Tasteless Cooking Recipe

Lemon Posset

A chilled lemon cream dessert that is smooth, rich, sharp, and deeply satisfying.

Lemon Posset

Ingredients

  • 700ml heavy cream (35% milk fat)
  • 3 large lemons
  • 187g granulated sugar

Method

  1. Zest the three lemons.
  2. Juice the lemons until you have 82g.
  3. Add the cream and sugar to a pan.
  4. Place the pan over medium heat.
  5. Stir continuously until all of the sugar has dissolved.
  6. Add all of the lemon zest.
  7. Increase the heat and continue stirring until the mixture begins to boil.
  8. Reduce the heat and simmer gently, stirring continuously for 10 minutes.
  9. Pour the cream mixture through a sieve into a clean pan.
  10. Simmer for a further 5 minutes.
  11. Remove the pan from the heat and leave to cool for 7 minutes.
  12. Place four large ramekins nearby.
  13. Stir the reserved lemon juice into the cream mixture until fully combined.
  14. Pour the mixture into the ramekins.
  15. Cover each ramekin with cling wrap and refrigerate for at least 5 hours, preferably overnight.

Notes

Avoid whisking vigorously after adding the lemon juice, as introducing air bubbles can spoil the smooth, silky texture of the posset.
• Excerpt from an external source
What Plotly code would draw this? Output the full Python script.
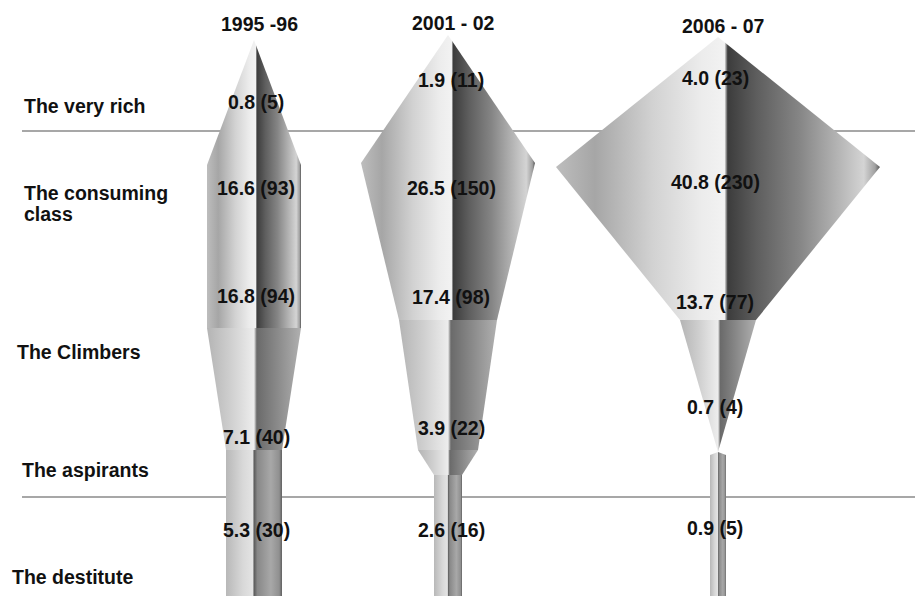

NEVER step away from the pan!

Why it works for taste loss

Lemon posset combines strong citrus sharpness with cold, smooth richness. The acidity of the lemon can still feel bright and vivid when taste is reduced, while the chilled creamy texture creates a luxurious mouthfeel that helps the dessert remain satisfying even when flavour perception is muted.